First cultivated some 4,000 years ago, pears are now grown in temperate regions worldwide, and so enthusiastically that some 5,000 varieties have been developed. When eaten with their skin, pears are a good source of dietary fibre , providing slightly more than an equivalent number of apples. Pears are not consumed in the same quantities as apples, probably because they are not quite as hardy. They quickly become mealy if left to ripen on the tree, and they have a much shorter storage life.

Pears, like bananas, are seldom tree-ripened. Growers pick pears when they are mature but still green and firm, allowing them to ripen in the market and at home. As pears ripen, the starch converts to sugar and the fruit becomes sweeter, juicier, and softer with an almost melting texture that led Europeans to nickname some of the varieties "butter fruit."

Generally, pears should be relatively unblemished and well coloured. Some varieties will not develop full colour until the fruit ripens. Bartletts turn pale yellow but may not develop their characteristic blush when they are ready to serve. Anjous stay completely green when fully ripe. Russetting, a brown network or speckling on the skin, is common on many types of pears and may indicate superior flavour.

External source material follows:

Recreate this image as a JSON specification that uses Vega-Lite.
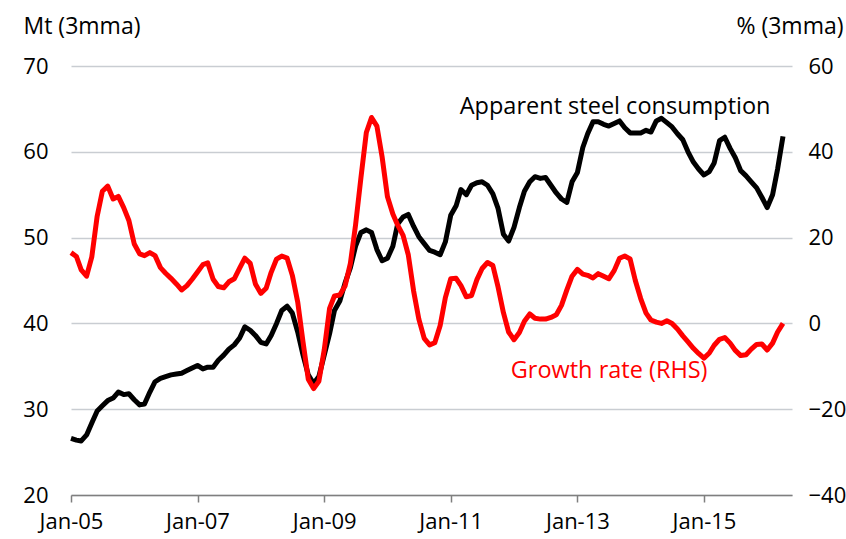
{
  "$schema": "https://vega.github.io/schema/vega-lite/v6.json",
  "width": 721,
  "height": 429,
  "autosize": {"type": "none"},
  "padding": {"left": 71, "top": 66, "right": 54, "bottom": 44},
  "background": "white",
  "config": {
    "view": {"stroke": null},
    "font": "Open Sans",
    "axis": {"labelColor": "#000000", "titleColor": "#000000", "labelFontSize": 22, "titleFontSize": 23, "titleFontWeight": "normal", "labelFont": "Open Sans", "titleFont": "Open Sans"}
  },
  "datasets": {
    "series": [
      {"d": "2005-01-01", "m": 26.6, "g": 16.5},
      {"d": "2005-02-01", "m": 26.4, "g": 15.6},
      {"d": "2005-03-01", "m": 26.3, "g": 12.5},
      {"d": "2005-04-01", "m": 27.0, "g": 11.0},
      {"d": "2005-05-01", "m": 28.4, "g": 15.5},
      {"d": "2005-06-01", "m": 29.8, "g": 25.0},
      {"d": "2005-07-01", "m": 30.4, "g": 30.8},
      {"d": "2005-08-01", "m": 31.0, "g": 32.0},
      {"d": "2005-09-01", "m": 31.3, "g": 29.0},
      {"d": "2005-10-01", "m": 32.0, "g": 29.6},
      {"d": "2005-11-01", "m": 31.7, "g": 27.0},
      {"d": "2005-12-01", "m": 31.8, "g": 24.0},
      {"d": "2006-01-01", "m": 31.1, "g": 18.5},
      {"d": "2006-02-01", "m": 30.5, "g": 16.2},
      {"d": "2006-03-01", "m": 30.6, "g": 15.8},
      {"d": "2006-04-01", "m": 32.0, "g": 16.5},
      {"d": "2006-05-01", "m": 33.2, "g": 15.8},
      {"d": "2006-06-01", "m": 33.6, "g": 13.0},
      {"d": "2006-07-01", "m": 33.8, "g": 11.7},
      {"d": "2006-08-01", "m": 34.0, "g": 10.5},
      {"d": "2006-09-01", "m": 34.1, "g": 9.2},
      {"d": "2006-10-01", "m": 34.2, "g": 7.8},
      {"d": "2006-11-01", "m": 34.5, "g": 8.8},
      {"d": "2006-12-01", "m": 34.8, "g": 10.3},
      {"d": "2007-01-01", "m": 35.1, "g": 12.0},
      {"d": "2007-02-01", "m": 34.7, "g": 13.7},
      {"d": "2007-03-01", "m": 34.9, "g": 14.1},
      {"d": "2007-04-01", "m": 34.9, "g": 10.3},
      {"d": "2007-05-01", "m": 35.7, "g": 8.6},
      {"d": "2007-06-01", "m": 36.3, "g": 8.3},
      {"d": "2007-07-01", "m": 37.0, "g": 9.7},
      {"d": "2007-08-01", "m": 37.5, "g": 10.4},
      {"d": "2007-09-01", "m": 38.3, "g": 12.9},
      {"d": "2007-10-01", "m": 39.6, "g": 15.2},
      {"d": "2007-11-01", "m": 39.2, "g": 14.0},
      {"d": "2007-12-01", "m": 38.6, "g": 9.2},
      {"d": "2008-01-01", "m": 37.8, "g": 7.0},
      {"d": "2008-02-01", "m": 37.6, "g": 8.2},
      {"d": "2008-03-01", "m": 38.6, "g": 11.9},
      {"d": "2008-04-01", "m": 40.0, "g": 15.0},
      {"d": "2008-05-01", "m": 41.5, "g": 15.7},
      {"d": "2008-06-01", "m": 42.0, "g": 15.2},
      {"d": "2008-07-01", "m": 41.2, "g": 11.2},
      {"d": "2008-08-01", "m": 39.0, "g": 5.0},
      {"d": "2008-09-01", "m": 36.3, "g": -4.4},
      {"d": "2008-10-01", "m": 34.0, "g": -13.0},
      {"d": "2008-11-01", "m": 33.0, "g": -15.2},
      {"d": "2008-12-01", "m": 33.8, "g": -13.5},
      {"d": "2009-01-01", "m": 36.3, "g": -6.2},
      {"d": "2009-02-01", "m": 38.8, "g": 3.5},
      {"d": "2009-03-01", "m": 41.5, "g": 6.4},
      {"d": "2009-04-01", "m": 42.6, "g": 6.6},
      {"d": "2009-05-01", "m": 44.7, "g": 8.7},
      {"d": "2009-06-01", "m": 46.5, "g": 14.0},
      {"d": "2009-07-01", "m": 49.0, "g": 23.0},
      {"d": "2009-08-01", "m": 50.6, "g": 34.0},
      {"d": "2009-09-01", "m": 50.9, "g": 44.5},
      {"d": "2009-10-01", "m": 50.6, "g": 48.0},
      {"d": "2009-11-01", "m": 48.6, "g": 46.0},
      {"d": "2009-12-01", "m": 47.3, "g": 38.8},
      {"d": "2010-01-01", "m": 47.6, "g": 29.5},
      {"d": "2010-02-01", "m": 49.0, "g": 25.5},
      {"d": "2010-03-01", "m": 51.6, "g": 22.9},
      {"d": "2010-04-01", "m": 52.4, "g": 20.5},
      {"d": "2010-05-01", "m": 52.7, "g": 16.0},
      {"d": "2010-06-01", "m": 51.3, "g": 7.5},
      {"d": "2010-07-01", "m": 50.1, "g": 1.0},
      {"d": "2010-08-01", "m": 49.3, "g": -3.5},
      {"d": "2010-09-01", "m": 48.5, "g": -5.0},
      {"d": "2010-10-01", "m": 48.3, "g": -4.5},
      {"d": "2010-11-01", "m": 48.0, "g": -0.5},
      {"d": "2010-12-01", "m": 49.5, "g": 6.0},
      {"d": "2011-01-01", "m": 52.6, "g": 10.4},
      {"d": "2011-02-01", "m": 53.7, "g": 10.5},
      {"d": "2011-03-01", "m": 55.6, "g": 8.8},
      {"d": "2011-04-01", "m": 55.0, "g": 6.2},
      {"d": "2011-05-01", "m": 56.1, "g": 6.5},
      {"d": "2011-06-01", "m": 56.4, "g": 10.2},
      {"d": "2011-07-01", "m": 56.5, "g": 12.8},
      {"d": "2011-08-01", "m": 56.1, "g": 14.2},
      {"d": "2011-09-01", "m": 55.1, "g": 13.5},
      {"d": "2011-10-01", "m": 53.4, "g": 8.5},
      {"d": "2011-11-01", "m": 50.4, "g": 2.5},
      {"d": "2011-12-01", "m": 49.6, "g": -2.0},
      {"d": "2012-01-01", "m": 51.2, "g": -3.8},
      {"d": "2012-02-01", "m": 53.5, "g": -2.1},
      {"d": "2012-03-01", "m": 55.4, "g": 0.5},
      {"d": "2012-04-01", "m": 56.5, "g": 2.2},
      {"d": "2012-05-01", "m": 57.1, "g": 1.2},
      {"d": "2012-06-01", "m": 56.9, "g": 1.0},
      {"d": "2012-07-01", "m": 57.0, "g": 1.0},
      {"d": "2012-08-01", "m": 56.1, "g": 1.4},
      {"d": "2012-09-01", "m": 55.2, "g": 2.0},
      {"d": "2012-10-01", "m": 54.5, "g": 4.2},
      {"d": "2012-11-01", "m": 54.1, "g": 7.8},
      {"d": "2012-12-01", "m": 56.5, "g": 11.0},
      {"d": "2013-01-01", "m": 57.6, "g": 12.6},
      {"d": "2013-02-01", "m": 60.5, "g": 11.5},
      {"d": "2013-03-01", "m": 62.1, "g": 11.2},
      {"d": "2013-04-01", "m": 63.5, "g": 10.6},
      {"d": "2013-05-01", "m": 63.5, "g": 11.6},
      {"d": "2013-06-01", "m": 63.2, "g": 11.0},
      {"d": "2013-07-01", "m": 63.0, "g": 10.4},
      {"d": "2013-08-01", "m": 63.3, "g": 12.3},
      {"d": "2013-09-01", "m": 63.6, "g": 15.2},
      {"d": "2013-10-01", "m": 62.8, "g": 15.7},
      {"d": "2013-11-01", "m": 62.2, "g": 15.0},
      {"d": "2013-12-01", "m": 62.2, "g": 10.0},
      {"d": "2014-01-01", "m": 62.2, "g": 5.8},
      {"d": "2014-02-01", "m": 62.5, "g": 2.4},
      {"d": "2014-03-01", "m": 62.3, "g": 0.8},
      {"d": "2014-04-01", "m": 63.6, "g": 0.3},
      {"d": "2014-05-01", "m": 63.9, "g": 0.0},
      {"d": "2014-06-01", "m": 63.4, "g": 0.6},
      {"d": "2014-07-01", "m": 62.9, "g": 0.0},
      {"d": "2014-08-01", "m": 62.1, "g": -1.3},
      {"d": "2014-09-01", "m": 61.4, "g": -2.9},
      {"d": "2014-10-01", "m": 60.0, "g": -4.3},
      {"d": "2014-11-01", "m": 58.8, "g": -5.8},
      {"d": "2014-12-01", "m": 58.0, "g": -7.0},
      {"d": "2015-01-01", "m": 57.3, "g": -8.1},
      {"d": "2015-02-01", "m": 57.7, "g": -6.9},
      {"d": "2015-03-01", "m": 58.7, "g": -5.1},
      {"d": "2015-04-01", "m": 61.3, "g": -3.7},
      {"d": "2015-05-01", "m": 61.7, "g": -3.3},
      {"d": "2015-06-01", "m": 60.4, "g": -4.6},
      {"d": "2015-07-01", "m": 59.3, "g": -6.3},
      {"d": "2015-08-01", "m": 57.8, "g": -7.5},
      {"d": "2015-09-01", "m": 57.2, "g": -7.3},
      {"d": "2015-10-01", "m": 56.5, "g": -6.0},
      {"d": "2015-11-01", "m": 55.8, "g": -4.9},
      {"d": "2015-12-01", "m": 54.7, "g": -4.8},
      {"d": "2016-01-01", "m": 53.5, "g": -6.2},
      {"d": "2016-02-01", "m": 55.0, "g": -4.6},
      {"d": "2016-03-01", "m": 58.0, "g": -2.0},
      {"d": "2016-04-01", "m": 61.8, "g": 0.0}
    ],
    "labels": [
      {"t": "Apparent steel consumption", "d": "2011-02-22", "m": 64.4, "c": "black"},
      {"t": "Growth rate (RHS)", "d": "2011-12-13", "g": -12.7, "c": "red"}
    ]
  },
  "data": {"name": "series"},
  "layer": [
    {
      "mark": {"type": "line", "color": "#000000", "strokeWidth": 5, "strokeJoin": "round"},
      "encoding": {
        "x": {
          "field": "d", "type": "temporal",
          "scale": {"domain": ["2005-01-01", "2016-05-23"]},
          "axis": {
            "title": null, "grid": false, "format": "%b-%y",
            "values": ["2005-01-01", "2007-01-01", "2009-01-01", "2011-01-01", "2013-01-01", "2015-01-01"],
            "domainColor": "#7f7f7f", "domainWidth": 1.5, "tickColor": "#7f7f7f", "tickWidth": 1.5, "tickSize": 7,
            "labelPadding": 9, "labelFlush": false, "labelOverlap": false, "labelBound": false
          }
        },
        "y": {
          "field": "m", "type": "quantitative",
          "scale": {"domain": [20, 70], "nice": false, "zero": false},
          "axis": {
            "title": "Mt (3mma)", "titleAngle": 0, "titleX": -48, "titleY": -33, "titleAlign": "left", "titleBaseline": "alphabetic",
            "values": [20, 30, 40, 50, 60, 70], "grid": true, "gridColor": "#c9cdd2", "gridWidth": 1.5,
            "domain": false, "ticks": false, "tickSize": 0, "labelPadding": 23
          }
        }
      }
    },
    {
      "mark": {"type": "line", "color": "#ff0000", "strokeWidth": 5, "strokeJoin": "round"},
      "encoding": {
        "x": {"field": "d", "type": "temporal"},
        "y": {
          "field": "g", "type": "quantitative",
          "scale": {"domain": [-40, 60], "nice": false, "zero": false},
          "axis": {
            "orient": "right", "title": "% (3mma)", "titleAngle": 0, "titleX": 51, "titleY": -33, "titleAlign": "right", "titleBaseline": "alphabetic",
            "values": [-40, -20, 0, 20, 40, 60], "grid": false, "domain": false, "ticks": false, "tickSize": 0, "labelPadding": 16
          }
        }
      }
    },
    {
      "data": {"name": "labels"},
      "transform": [{"filter": "datum.c === 'black'"}],
      "mark": {"type": "text", "align": "left", "baseline": "alphabetic", "fontSize": 23.5, "color": "#000000", "font": "Open Sans"},
      "encoding": {
        "x": {"field": "d", "type": "temporal"},
        "y": {"field": "m", "type": "quantitative", "scale": {"domain": [20, 70], "nice": false, "zero": false}, "axis": null},
        "text": {"field": "t"}
      }
    },
    {
      "data": {"name": "labels"},
      "transform": [{"filter": "datum.c === 'red'"}],
      "mark": {"type": "text", "align": "left", "baseline": "alphabetic", "fontSize": 23.5, "color": "#ff0000", "font": "Open Sans"},
      "encoding": {
        "x": {"field": "d", "type": "temporal"},
        "y": {"field": "g", "type": "quantitative", "scale": {"domain": [-40, 60], "nice": false, "zero": false}, "axis": null},
        "text": {"field": "t"}
      }
    }
  ],
  "resolve": {"scale": {"y": "independent"}}
}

Some shops offer ripe or near-ripe pears, but unless these are individually wrapped and displayed just one or two deep, they are likely to be bruised by their own weight or by customer handling. If you find ripe, undamaged pears, handle them carefully until you get them home. Ripe pears will give to gentle pressure at the stem end, depending on the particular variety. Do not purchase pears that are soft at the blossom end (the bottom), shriveled at the stem end, or those that show nicks or dark, soft spots. Small surface blemishes can be ignored.

You can ripen pears in two ways: Ripen them at room temperature first, then refrigerate them for no longer than a day or two before eating them. Or, refrigerate the pears until you are ready to ripen them, the cold will slow, but not stop, the ripening process. Remove the pears from the refrigerator several days before you plan to eat them, and let them ripen at room temperature.

To speed ripening, place the pears in a paper or perforated plastic bag and turn them occasionally to ensure more even ripening. The process will take from three to seven days. Never store pears, either in or out of the refrigerator, in sealed plastic bags as the lack of oxygen will cause the fruit to brown at the core.

Pears are delicious eaten with or without the peel that contains some of the fruit's fibre. For other purposes, remove the core with a melon baller or apple corer from the bottom. Halve the fruit lengthwise and scoop out the core with a teaspoon or a melon baller. Peel very thinly with a paring knife or vegetable peeler, if necessary, and coat the peeled or cut pears with lemon juice to keep them from darkening.

Pears respond well to cooking, turning even more mellow and creamy. The cooking time will vary with the type and degree of ripeness of the pear; slightly underripe fruit will hold its shape better for poaching or baking than fully ripe, sweet fruit, which is best for making pear sauce or puree.